New, Cheap, Environmental-Friendly Solar Cells Made of Tin Are Around The Corner
Researchers are reportedly building a new environmentally friendly solar cell that uses tin instead of lead perovskite in order to harvest light.
The newly discovered solar cell also uses a structure called perovskite but instead of lead, it equips tin for its light-absorbing material. While other cells that use lead, achieve about 15 percent efficiency, this innovative new cell is anticipated to surpass that.
"Our tin-based perovskite layer acts as an efficient sunlight absorber that is sandwiched between two electric charge transport layers for conducting electricity to the outside world," said Robert Chang, one of the researchers, in a news release.
Researchers said tin being the viable material will bring the cost of solar cells down.
The solar cell in question is essentially a solid-state solar cell comprising sandwich of five layers.

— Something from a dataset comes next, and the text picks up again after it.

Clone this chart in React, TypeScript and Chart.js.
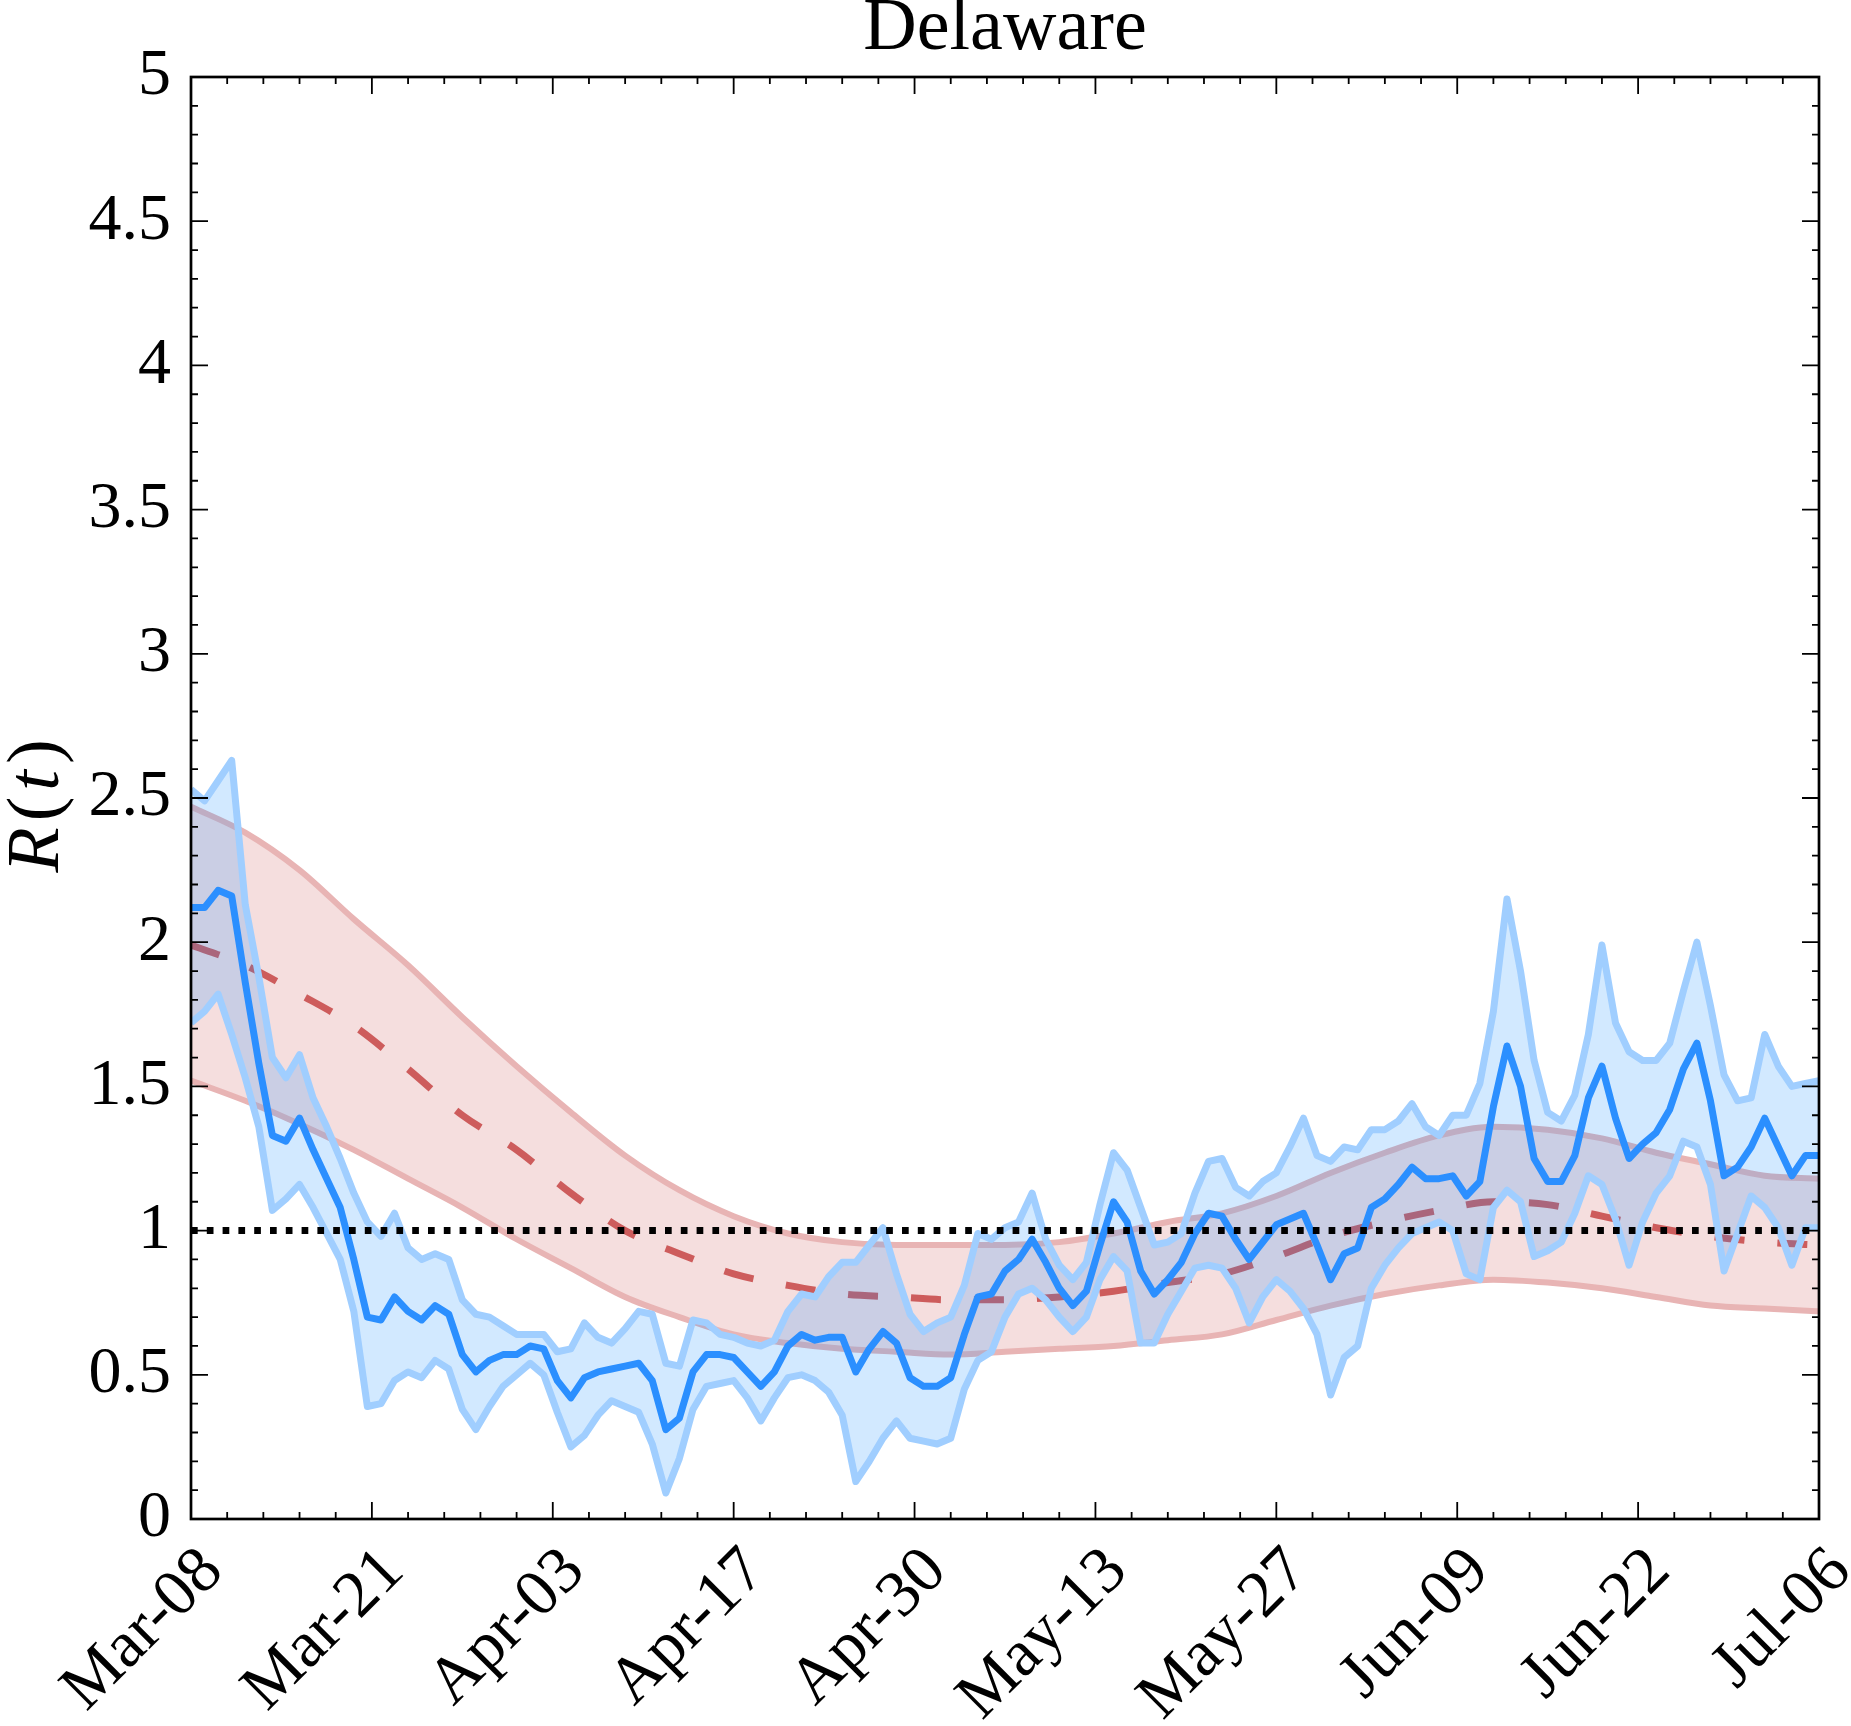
import React, { useEffect, useRef } from "react";
import { Chart, registerables } from "chart.js";

Chart.register(...registerables);

const TITLE = "Delaware";
const X_TICK_LABELS = ["Mar-08", "Mar-21", "Apr-03", "Apr-17", "Apr-30", "May-13", "May-27", "Jun-09", "Jun-22", "Jul-06"];
const DAY_SPAN = 120;
const Y_TICKS = [0, 0.5, 1, 1.5, 2, 2.5, 3, 3.5, 4, 4.5, 5];
const THRESHOLD = 1;

// daily estimates, day 0 = Mar-08 ... day 120 = Jul-06
const BLUE_MEAN = [
  2.12, 2.12, 2.18, 2.16, 1.86, 1.58, 1.33, 1.31, 1.39, 1.28,
  1.18, 1.08, 0.90, 0.70, 0.69, 0.77, 0.72, 0.69, 0.74, 0.71,
  0.57, 0.51, 0.55, 0.57, 0.57, 0.60, 0.59, 0.48, 0.42, 0.49,
  0.51, 0.52, 0.53, 0.54, 0.48, 0.31, 0.35, 0.51, 0.57, 0.57,
  0.56, 0.51, 0.46, 0.51, 0.60, 0.64, 0.62, 0.63, 0.63, 0.51,
  0.59, 0.65, 0.61, 0.49, 0.46, 0.46, 0.49, 0.64, 0.77, 0.78,
  0.86, 0.90, 0.97, 0.89, 0.80, 0.74, 0.79, 0.95, 1.10, 1.03,
  0.86, 0.78, 0.83, 0.89, 0.99, 1.06, 1.05, 0.97, 0.90, 0.96,
  1.02, 1.04, 1.06, 0.95, 0.83, 0.92, 0.94, 1.08, 1.11, 1.16,
  1.22, 1.18, 1.18, 1.19, 1.12, 1.17, 1.43, 1.64, 1.50, 1.25,
  1.17, 1.17, 1.26, 1.46, 1.57, 1.39, 1.25, 1.30, 1.34, 1.42,
  1.56, 1.65, 1.45, 1.19, 1.22, 1.29, 1.39, 1.29, 1.19, 1.26,
  1.26,
];

const BLUE_UPPER = [
  2.53, 2.49, 2.56, 2.63, 2.13, 1.88, 1.60, 1.53, 1.61, 1.46,
  1.36, 1.25, 1.13, 1.03, 0.98, 1.06, 0.94, 0.90, 0.92, 0.90,
  0.76, 0.71, 0.70, 0.67, 0.64, 0.64, 0.64, 0.58, 0.59, 0.68,
  0.63, 0.61, 0.66, 0.72, 0.71, 0.54, 0.53, 0.69, 0.68, 0.64,
  0.63, 0.61, 0.60, 0.62, 0.72, 0.78, 0.77, 0.84, 0.89, 0.89,
  0.95, 1.01, 0.85, 0.71, 0.65, 0.68, 0.70, 0.81, 0.99, 0.97,
  1.01, 1.03, 1.13, 0.97, 0.88, 0.83, 0.89, 1.09, 1.27, 1.21,
  1.08, 0.95, 0.96, 0.99, 1.13, 1.24, 1.25, 1.15, 1.12, 1.17,
  1.20, 1.29, 1.39, 1.26, 1.24, 1.29, 1.28, 1.35, 1.35, 1.38,
  1.44, 1.36, 1.33, 1.40, 1.40, 1.51, 1.76, 2.15, 1.90, 1.59,
  1.41, 1.38, 1.47, 1.68, 1.99, 1.72, 1.62, 1.59, 1.59, 1.65,
  1.83, 2.00, 1.78, 1.54, 1.45, 1.46, 1.68, 1.57, 1.50, 1.51,
  1.52,
];

const BLUE_LOWER = [
  1.72, 1.76, 1.82, 1.68, 1.53, 1.36, 1.07, 1.11, 1.16, 1.08,
  0.99, 0.90, 0.72, 0.39, 0.40, 0.48, 0.51, 0.49, 0.55, 0.52,
  0.38, 0.31, 0.39, 0.46, 0.50, 0.54, 0.50, 0.37, 0.25, 0.29,
  0.36, 0.41, 0.39, 0.37, 0.26, 0.09, 0.21, 0.38, 0.46, 0.47,
  0.48, 0.42, 0.34, 0.42, 0.49, 0.50, 0.48, 0.44, 0.36, 0.13,
  0.20, 0.28, 0.34, 0.28, 0.27, 0.26, 0.28, 0.45, 0.55, 0.58,
  0.70, 0.78, 0.80, 0.76, 0.70, 0.65, 0.70, 0.83, 0.91, 0.86,
  0.61, 0.61, 0.71, 0.79, 0.87, 0.88, 0.87, 0.80, 0.68, 0.77,
  0.83, 0.79, 0.73, 0.64, 0.43, 0.56, 0.60, 0.80, 0.88, 0.94,
  0.99, 1.01, 1.03, 1.00, 0.85, 0.83, 1.08, 1.14, 1.10, 0.91,
  0.93, 0.96, 1.06, 1.19, 1.16, 1.04, 0.88, 1.03, 1.13, 1.19,
  1.31, 1.29, 1.16, 0.86, 0.99, 1.12, 1.08, 1.01, 0.88, 1.01,
  1.01,
];

// smooth model band, read every 4 days
const RED_DAYS = [0, 4, 8, 12, 16, 20, 24, 28, 32, 36, 40, 44, 48, 52, 56, 60, 64, 68, 72, 76, 80, 84, 88, 92, 96, 100, 104, 108, 112, 116, 120];
const RED_UPPER = [2.47, 2.38, 2.25, 2.08, 1.92, 1.74, 1.57, 1.41, 1.26, 1.14, 1.05, 0.99, 0.96, 0.95, 0.95, 0.95, 0.96, 0.99, 1.03, 1.06, 1.12, 1.20, 1.27, 1.33, 1.36, 1.35, 1.32, 1.27, 1.23, 1.19, 1.18];
const RED_MEDIAN = [1.99, 1.92, 1.82, 1.71, 1.56, 1.40, 1.28, 1.13, 1.00, 0.92, 0.85, 0.81, 0.78, 0.77, 0.76, 0.76, 0.77, 0.79, 0.82, 0.85, 0.91, 0.98, 1.03, 1.07, 1.10, 1.09, 1.05, 1.01, 0.98, 0.96, 0.95];
const RED_LOWER = [1.52, 1.45, 1.37, 1.28, 1.18, 1.08, 0.97, 0.87, 0.77, 0.70, 0.64, 0.61, 0.59, 0.58, 0.57, 0.58, 0.59, 0.60, 0.62, 0.64, 0.69, 0.74, 0.78, 0.81, 0.83, 0.82, 0.80, 0.77, 0.74, 0.73, 0.72];

const FONT = '"Liberation Serif", "Times New Roman", serif';

const daily = (arr: number[]) => arr.map((v, i) => ({ x: i, y: v }));
const sampled = (days: number[], arr: number[]) => arr.map((v, i) => ({ x: days[i], y: v }));

const frameAndTextPlugin = {
  id: "frameAndText",
  afterDatasetsDraw(chart: any) {
    const { ctx, chartArea, scales } = chart;
    const { left, right, top, bottom } = chartArea;
    const xs = scales.x;
    const ys = scales.y;
    ctx.save();
    ctx.strokeStyle = "#000";
    ctx.lineWidth = 1.8;
    ctx.beginPath();
    const yMax = Y_TICKS[Y_TICKS.length - 1];
    const yMinorCount = Math.round(yMax / 0.1);
    for (let i = 0; i <= yMinorCount; i++) {
      const py = ys.getPixelForValue(i * 0.1);
      const len = i % 5 === 0 ? 17 : 7;
      ctx.moveTo(left, py);
      ctx.lineTo(left + len, py);
      ctx.moveTo(right, py);
      ctx.lineTo(right - len, py);
    }
    const xMinorCount = (X_TICK_LABELS.length - 1) * 5;
    for (let i = 0; i <= xMinorCount; i++) {
      const px = xs.getPixelForValue((DAY_SPAN * i) / xMinorCount);
      const len = i % 5 === 0 ? 17 : 7;
      ctx.moveTo(px, bottom);
      ctx.lineTo(px, bottom - len);
      ctx.moveTo(px, top);
      ctx.lineTo(px, top + len);
    }
    ctx.stroke();
    ctx.lineWidth = 2.7;
    ctx.strokeRect(left, top, right - left, bottom - top);

    // title
    ctx.fillStyle = "#000";
    ctx.font = `74px ${FONT}`;
    ctx.textAlign = "center";
    ctx.textBaseline = "alphabetic";
    ctx.fillText(TITLE, (left + right) / 2, 49);

    // y label R(t)
    const parts = [
      { t: "R", it: true },
      { t: "(", it: false },
      { t: "t", it: true },
      { t: ")", it: false },
    ];
    const size = 74;
    let total = 0;
    const widths = parts.map((p) => {
      ctx.font = `${p.it ? "italic " : ""}${size}px ${FONT}`;
      const w = ctx.measureText(p.t).width + 6;
      total += w;
      return w;
    });
    ctx.translate(58, (top + bottom) / 2 + 5);
    ctx.rotate(-Math.PI / 2);
    ctx.textAlign = "left";
    let cx = -total / 2;
    parts.forEach((p, i) => {
      ctx.font = `${p.it ? "italic " : ""}${size}px ${FONT}`;
      ctx.fillText(p.t, cx, 0);
      cx += widths[i];
    });
    ctx.restore();
  },
};

export default function App() {
  const canvasRef = useRef<HTMLCanvasElement | null>(null);

  useEffect(() => {
    const canvas = canvasRef.current;
    if (!canvas) return;

    const chart = new Chart(canvas, {
      type: "line",
      data: {
        datasets: [
          {
            // 0: mean line
            data: daily(BLUE_MEAN),
            borderColor: "#2B8FFF",
            borderWidth: 7,
            fill: false,
            pointRadius: 0,
            tension: 0,
            borderJoinStyle: "round",
            order: 1,
          },
          {
            // 1: lower bound line
            data: daily(BLUE_LOWER),
            borderColor: "#A0CEFF",
            borderWidth: 7,
            fill: false,
            pointRadius: 0,
            tension: 0,
            borderJoinStyle: "round",
            order: 2,
          },
          {
            // 2: upper bound line
            data: daily(BLUE_UPPER),
            borderColor: "#A0CEFF",
            borderWidth: 7,
            fill: false,
            pointRadius: 0,
            tension: 0,
            borderJoinStyle: "round",
            order: 3,
          },
          {
            // 3: blue band fill
            data: daily(BLUE_UPPER),
            borderWidth: 0,
            borderColor: "rgba(0,0,0,0)",
            backgroundColor: "rgba(30,144,255,0.2)",
            fill: 1,
            pointRadius: 0,
            tension: 0,
            order: 4,
          },
          {
            // 4: model median
            data: sampled(RED_DAYS, RED_MEDIAN),
            borderColor: "#CD5C5C",
            borderWidth: 7,
            borderDash: [30, 33],
            fill: false,
            pointRadius: 0,
            cubicInterpolationMode: "monotone",
            order: 5,
          },
          {
            // 5: model lower
            data: sampled(RED_DAYS, RED_LOWER),
            borderColor: "#E8B4B4",
            borderWidth: 6,
            fill: false,
            pointRadius: 0,
            cubicInterpolationMode: "monotone",
            order: 6,
          },
          {
            // 6: model upper + band fill
            data: sampled(RED_DAYS, RED_UPPER),
            borderColor: "#E8B4B4",
            borderWidth: 6,
            backgroundColor: "#F5DEDE",
            fill: 5,
            pointRadius: 0,
            cubicInterpolationMode: "monotone",
            order: 7,
          },
          {
            // 7: threshold R = 1
            data: [
              { x: 0, y: THRESHOLD },
              { x: DAY_SPAN, y: THRESHOLD },
            ],
            borderColor: "#000",
            borderWidth: 7,
            borderDash: [6.7, 9.1],
            borderCapStyle: "butt",
            fill: false,
            pointRadius: 0,
            order: 0,
          },
        ],
      },
      options: {
        responsive: false,
        animation: false,
        devicePixelRatio: 1,
        layout: { padding: { top: 77, right: 32, left: 0, bottom: 0 } },
        plugins: {
          legend: { display: false },
          tooltip: { enabled: false },
          title: { display: false },
        },
        scales: {
          x: {
            type: "linear",
            min: 0,
            max: DAY_SPAN,
            grid: { display: false, drawTicks: false },
            border: { display: false },
            afterBuildTicks: (scale: any) => {
              scale.ticks = X_TICK_LABELS.map((_, i) => ({
                value: (DAY_SPAN * i) / (X_TICK_LABELS.length - 1),
              }));
            },
            afterFit: (scale: any) => {
              scale.height = 207;
              scale.paddingLeft = 0;
              scale.paddingRight = 0;
            },
            ticks: {
              autoSkip: false,
              minRotation: 45,
              maxRotation: 45,
              padding: 14,
              labelOffset: 22,
              color: "#000",
              font: { family: FONT, size: 66 },
              callback: (_v: any, i: number) => X_TICK_LABELS[i],
            },
          },
          y: {
            type: "linear",
            min: 0,
            max: 5,
            grid: { display: false, drawTicks: false },
            border: { display: false },
            afterBuildTicks: (scale: any) => {
              scale.ticks = Y_TICKS.map((v) => ({ value: v }));
            },
            afterFit: (scale: any) => {
              scale.width = 191;
              scale.paddingTop = 0;
              scale.paddingBottom = 0;
            },
            ticks: {
              padding: 20,
              color: "#000",
              font: { family: FONT, size: 66 },
              callback: (v: any) => String(v),
            },
          },
        },
      },
      plugins: [frameAndTextPlugin],
    } as any);

    return () => {
      chart.destroy();
    };
  }, []);

  return (
    <div
      style={{
        position: "absolute",
        left: 0,
        top: 0,
        width: 1851,
        height: 1726,
        background: "#fff",
      }}
    >
      <canvas ref={canvasRef} width={1851} height={1726} style={{ display: "block" }} />
    </div>
  );
}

The first layer is glass followed by a layer of titanium dioxide which on combination together act as the electric front contact of the device.
"Other scientists will see what we have done and improve on our methods," said Mecouri Kanatzidis, one of the researchers, in a news release. "There is no reason this new material can't reach an efficiency better than 15 percent, which is what the lead perovskite solar cell offers. Tin and lead are in the same group in the periodic table, so we expect similar results."
The findings of the study are published in the journal Nature Photonics.